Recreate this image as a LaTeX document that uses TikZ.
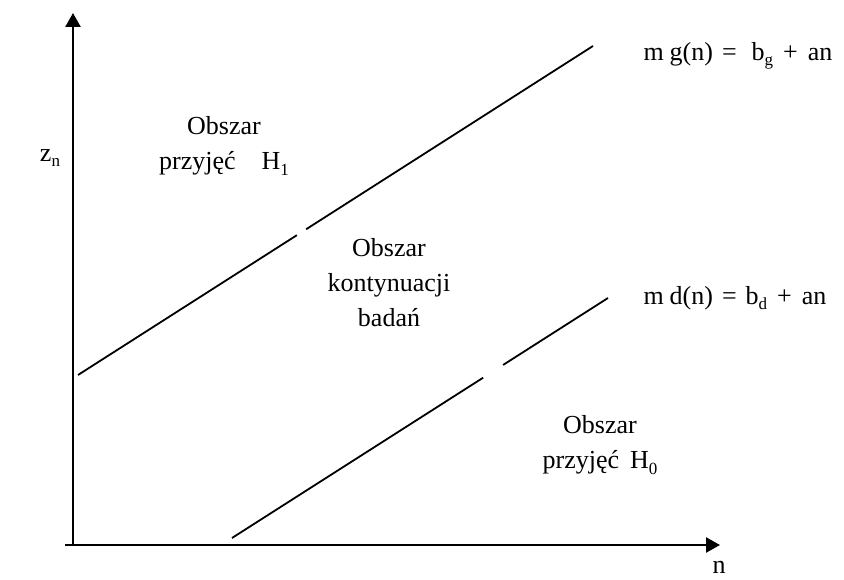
\documentclass[tikz,border=0pt]{standalone}
\usepackage{fontspec}
\setmainfont{Liberation Serif}
\usetikzlibrary{arrows.meta,calc}
\newcommand{\lowsub}[1]{\raisebox{-0.45ex}{\fontsize{17}{17}\selectfont #1}}
\newcommand{\hs}[1]{\hspace{#1pt}}

\begin{document}
\begin{tikzpicture}[
		x=1pt, y=1pt,
		axis/.style={line width=2.6pt, -{Triangle[length=14pt,width=15pt]}},
		bound/.style={line width=1.8pt},
		region/.style={font=\fontsize{26}{35}\selectfont, align=center},
		eqn/.style={font=\fontsize{26}{30}\selectfont, anchor=west},
	]
	\useasboundingbox (0,0) rectangle (844,579);

	% axes
	\coordinate (orig) at (73,34);
	\coordinate (xstart) at (65,34);
	\coordinate (xtip) at (720,34);
	\coordinate (ytip) at (73,566);
	\draw[axis] (xstart) -- (xtip);
	\draw[axis] ($(orig)+(0,-1.3)$) -- (ytip);

	% boundary lines (parallel, each broken once)
	\coordinate (up0) at (78,204);
	\coordinate (up1) at (593,533);
	\coordinate (lo0) at (232,41);
	\coordinate (lo1) at (608,281);

	\draw[bound] (up0) -- ($(up0)!0.425!(up1)$);
	\draw[bound] ($(up0)!0.443!(up1)$) -- (up1);
	\draw[bound] (lo0) -- ($(lo0)!0.668!(lo1)$);
	\draw[bound] ($(lo0)!0.721!(lo1)$) -- (lo1);

	% axis labels
	\node[region] (zlab) at (50,421) {z\lowsub{n}};
	\node[region] (nlab) at (719,12) {n};

	% regions
	\node[region] (acc1) at (224,433) {Obszar\\przyjęć\quad H\lowsub{1}};
	\node[region] (cont) at (389,296) {Obszar\\kontynuacji\\badań};
	\node[region] (acc0) at (600,134) {Obszar\\przyjęć\, H\lowsub{0}};

	% equations
	\node[eqn] (equp) at (640,523)
	{m\hs{6}g(n)\hs{9}=\hs{15}b\lowsub{g}\hs{10}+\hs{10}an};
	\node[eqn] (eqlo) at (640,281)
	{m\hs{6}d(n)\hs{9}=\hs{9}b\lowsub{d}\hs{10}+\hs{10}an};

\end{tikzpicture}
\end{document}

......

Transcribe all the data word for word; the images stay out.

■ SOLVED PROBLEM:
Recreate this image as a LaTeX document that uses TikZ.
\documentclass[tikz,border=0pt]{standalone}
\usepackage{fontspec}
\setmainfont{Liberation Serif}
\usetikzlibrary{arrows.meta,calc}
\newcommand{\lowsub}[1]{\raisebox{-0.45ex}{\fontsize{17}{17}\selectfont #1}}
\newcommand{\hs}[1]{\hspace{#1pt}}

\begin{document}
\begin{tikzpicture}[
		x=1pt, y=1pt,
		axis/.style={line width=2.6pt, -{Triangle[length=14pt,width=15pt]}},
		bound/.style={line width=1.8pt},
		region/.style={font=\fontsize{26}{35}\selectfont, align=center},
		eqn/.style={font=\fontsize{26}{30}\selectfont, anchor=west},
	]
	\useasboundingbox (0,0) rectangle (844,579);

	% axes
	\coordinate (orig) at (73,34);
	\coordinate (xstart) at (65,34);
	\coordinate (xtip) at (720,34);
	\coordinate (ytip) at (73,566);
	\draw[axis] (xstart) -- (xtip);
	\draw[axis] ($(orig)+(0,-1.3)$) -- (ytip);

	% boundary lines (parallel, each broken once)
	\coordinate (up0) at (78,204);
	\coordinate (up1) at (593,533);
	\coordinate (lo0) at (232,41);
	\coordinate (lo1) at (608,281);

	\draw[bound] (up0) -- ($(up0)!0.425!(up1)$);
	\draw[bound] ($(up0)!0.443!(up1)$) -- (up1);
	\draw[bound] (lo0) -- ($(lo0)!0.668!(lo1)$);
	\draw[bound] ($(lo0)!0.721!(lo1)$) -- (lo1);

	% axis labels
	\node[region] (zlab) at (50,421) {z\lowsub{n}};
	\node[region] (nlab) at (719,12) {n};

	% regions
	\node[region] (acc1) at (224,433) {Obszar\\przyjęć\quad H\lowsub{1}};
	\node[region] (cont) at (389,296) {Obszar\\kontynuacji\\badań};
	\node[region] (acc0) at (600,134) {Obszar\\przyjęć\, H\lowsub{0}};

	% equations
	\node[eqn] (equp) at (640,523)
	{m\hs{6}g(n)\hs{9}=\hs{15}b\lowsub{g}\hs{10}+\hs{10}an};
	\node[eqn] (eqlo) at (640,281)
	{m\hs{6}d(n)\hs{9}=\hs{9}b\lowsub{d}\hs{10}+\hs{10}an};

\end{tikzpicture}
\end{document}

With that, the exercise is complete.